* Aim
Search the records for "that". Copy every line where it appears.

* Materials provided

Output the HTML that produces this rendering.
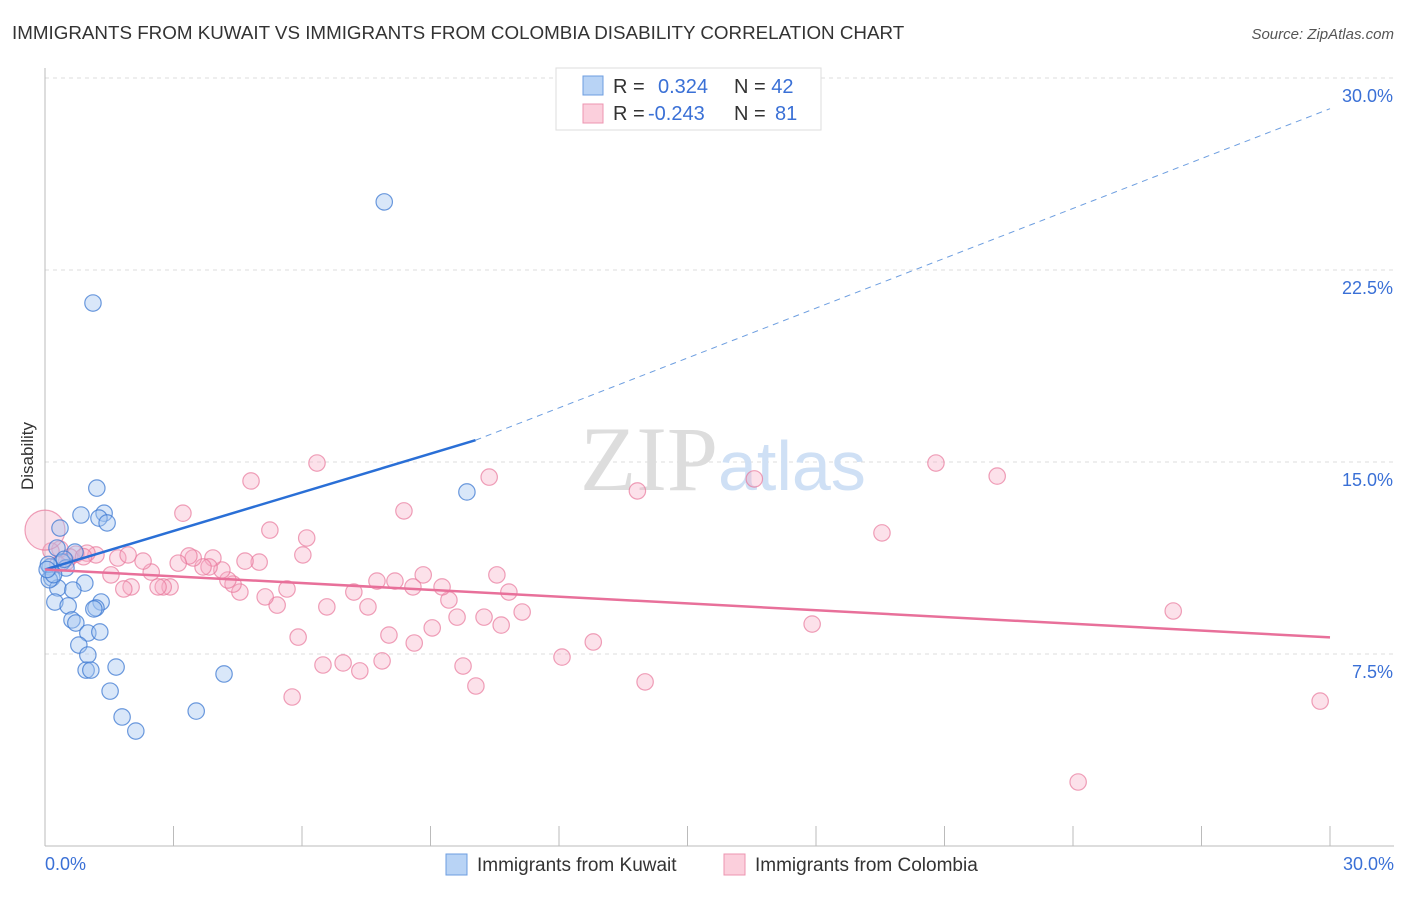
* * *
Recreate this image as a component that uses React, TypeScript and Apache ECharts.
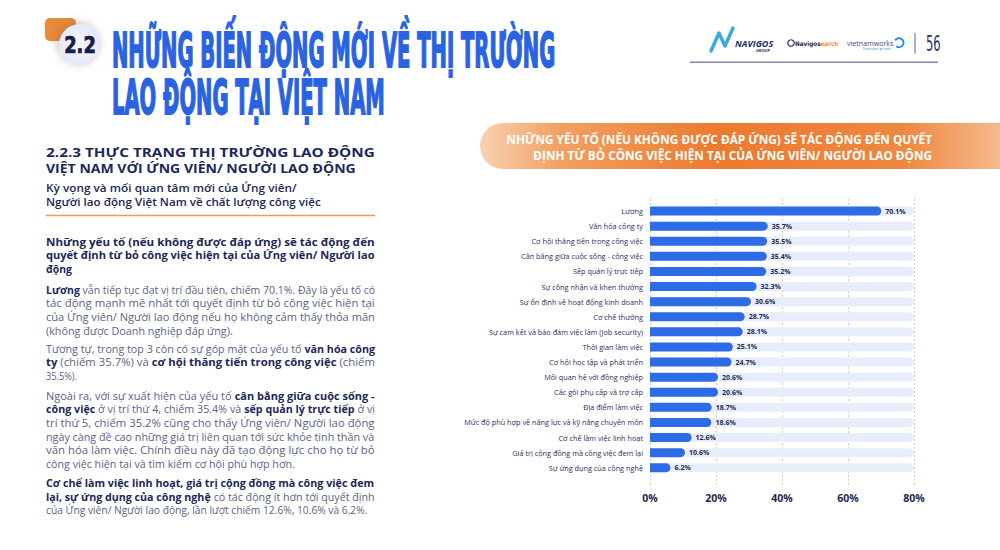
...
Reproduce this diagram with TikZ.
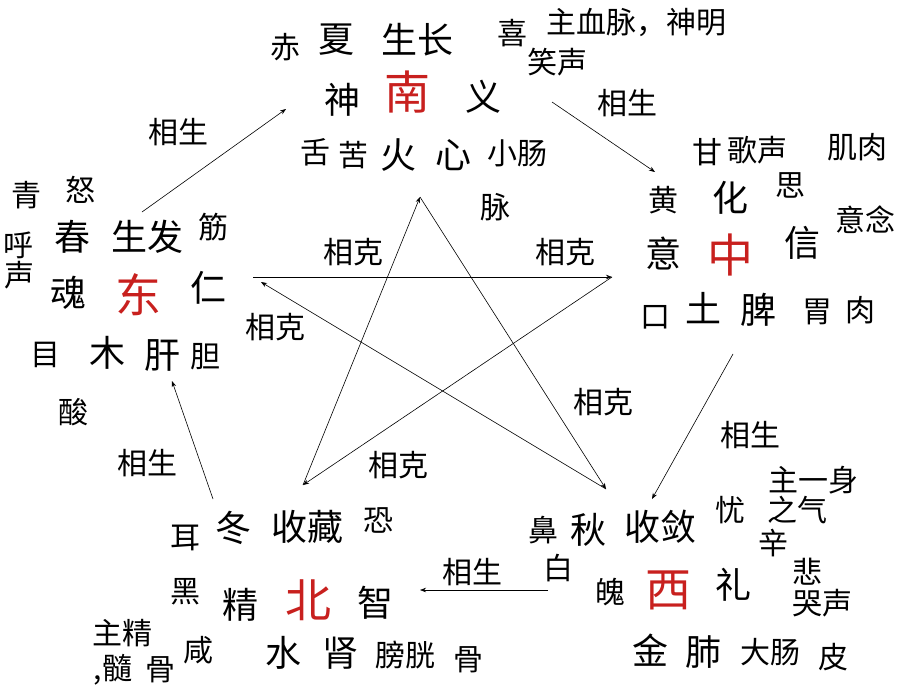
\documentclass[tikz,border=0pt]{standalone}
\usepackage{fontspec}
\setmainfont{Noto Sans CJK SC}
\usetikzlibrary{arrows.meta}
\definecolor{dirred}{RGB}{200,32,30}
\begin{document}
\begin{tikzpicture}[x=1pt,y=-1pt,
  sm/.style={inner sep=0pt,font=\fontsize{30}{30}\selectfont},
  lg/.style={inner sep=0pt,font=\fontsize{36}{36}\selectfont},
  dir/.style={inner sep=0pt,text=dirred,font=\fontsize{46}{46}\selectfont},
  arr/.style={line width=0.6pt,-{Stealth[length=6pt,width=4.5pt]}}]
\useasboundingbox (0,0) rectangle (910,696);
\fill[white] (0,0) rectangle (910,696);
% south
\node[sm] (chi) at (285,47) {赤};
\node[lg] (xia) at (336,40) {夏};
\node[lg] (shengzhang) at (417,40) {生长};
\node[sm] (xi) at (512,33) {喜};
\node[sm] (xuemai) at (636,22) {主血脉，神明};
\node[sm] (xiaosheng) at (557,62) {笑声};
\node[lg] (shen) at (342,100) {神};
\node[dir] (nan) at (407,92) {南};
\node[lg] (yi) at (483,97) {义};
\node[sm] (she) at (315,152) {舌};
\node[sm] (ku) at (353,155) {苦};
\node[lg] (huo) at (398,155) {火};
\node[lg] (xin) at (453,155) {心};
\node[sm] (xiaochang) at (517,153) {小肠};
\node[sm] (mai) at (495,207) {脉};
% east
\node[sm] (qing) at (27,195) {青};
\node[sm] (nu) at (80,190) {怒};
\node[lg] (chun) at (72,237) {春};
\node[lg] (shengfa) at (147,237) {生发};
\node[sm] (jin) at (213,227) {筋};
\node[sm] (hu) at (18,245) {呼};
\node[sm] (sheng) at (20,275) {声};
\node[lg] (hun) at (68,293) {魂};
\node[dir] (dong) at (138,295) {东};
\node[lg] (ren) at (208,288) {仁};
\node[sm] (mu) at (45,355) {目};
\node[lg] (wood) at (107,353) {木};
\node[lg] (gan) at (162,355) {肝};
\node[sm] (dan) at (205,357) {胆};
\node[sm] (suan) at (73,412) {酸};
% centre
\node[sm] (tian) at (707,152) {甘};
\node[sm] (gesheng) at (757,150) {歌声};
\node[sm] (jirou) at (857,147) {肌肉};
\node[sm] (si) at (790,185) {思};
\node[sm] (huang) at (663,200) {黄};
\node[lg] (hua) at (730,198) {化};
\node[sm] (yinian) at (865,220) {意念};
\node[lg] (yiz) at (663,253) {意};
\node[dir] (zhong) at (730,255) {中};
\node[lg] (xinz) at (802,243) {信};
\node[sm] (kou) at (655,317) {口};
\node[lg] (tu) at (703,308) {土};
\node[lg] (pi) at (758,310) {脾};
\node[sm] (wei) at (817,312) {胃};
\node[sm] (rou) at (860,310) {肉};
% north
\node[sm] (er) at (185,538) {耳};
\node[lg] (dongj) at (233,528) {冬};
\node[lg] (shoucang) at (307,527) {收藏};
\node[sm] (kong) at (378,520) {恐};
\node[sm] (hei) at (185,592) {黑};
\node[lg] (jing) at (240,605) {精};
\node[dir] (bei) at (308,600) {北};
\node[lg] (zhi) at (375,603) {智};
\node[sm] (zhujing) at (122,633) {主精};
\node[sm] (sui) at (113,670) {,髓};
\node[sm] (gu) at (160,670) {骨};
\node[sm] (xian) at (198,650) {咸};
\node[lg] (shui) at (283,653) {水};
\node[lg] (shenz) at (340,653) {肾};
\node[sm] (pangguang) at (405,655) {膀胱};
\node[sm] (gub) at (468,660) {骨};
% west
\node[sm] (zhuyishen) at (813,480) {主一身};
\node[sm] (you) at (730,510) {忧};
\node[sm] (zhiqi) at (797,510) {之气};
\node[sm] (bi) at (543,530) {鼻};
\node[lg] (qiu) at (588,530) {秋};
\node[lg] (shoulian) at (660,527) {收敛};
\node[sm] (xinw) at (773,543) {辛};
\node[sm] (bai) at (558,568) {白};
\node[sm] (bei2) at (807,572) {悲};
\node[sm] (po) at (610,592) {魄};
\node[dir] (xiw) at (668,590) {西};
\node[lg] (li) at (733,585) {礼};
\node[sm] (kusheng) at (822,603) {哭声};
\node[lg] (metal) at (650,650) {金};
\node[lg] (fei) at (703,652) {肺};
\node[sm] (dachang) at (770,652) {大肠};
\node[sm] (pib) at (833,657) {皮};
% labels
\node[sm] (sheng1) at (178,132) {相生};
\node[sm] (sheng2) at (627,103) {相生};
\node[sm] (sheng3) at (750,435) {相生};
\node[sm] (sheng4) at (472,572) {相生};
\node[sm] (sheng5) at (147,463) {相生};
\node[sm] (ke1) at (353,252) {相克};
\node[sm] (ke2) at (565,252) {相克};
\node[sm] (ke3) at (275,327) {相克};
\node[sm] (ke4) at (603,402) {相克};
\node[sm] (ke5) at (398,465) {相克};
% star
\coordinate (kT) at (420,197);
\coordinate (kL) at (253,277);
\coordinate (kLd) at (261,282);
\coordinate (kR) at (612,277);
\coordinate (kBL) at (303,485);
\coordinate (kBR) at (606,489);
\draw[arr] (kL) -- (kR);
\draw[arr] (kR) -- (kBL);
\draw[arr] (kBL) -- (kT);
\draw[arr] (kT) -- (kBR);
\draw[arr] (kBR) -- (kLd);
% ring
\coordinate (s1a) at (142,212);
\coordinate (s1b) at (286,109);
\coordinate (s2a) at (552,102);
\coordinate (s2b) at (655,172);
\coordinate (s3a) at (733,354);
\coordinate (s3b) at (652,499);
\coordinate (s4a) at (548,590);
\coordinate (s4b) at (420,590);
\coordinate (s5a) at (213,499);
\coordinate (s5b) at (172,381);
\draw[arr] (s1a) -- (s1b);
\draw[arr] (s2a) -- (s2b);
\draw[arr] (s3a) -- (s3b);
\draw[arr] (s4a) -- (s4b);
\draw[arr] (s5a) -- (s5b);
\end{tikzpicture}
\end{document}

* Correct output
Output the HTML that produces this rendering.
Recreate this image as a component that uses React, TypeScript and Apache ECharts.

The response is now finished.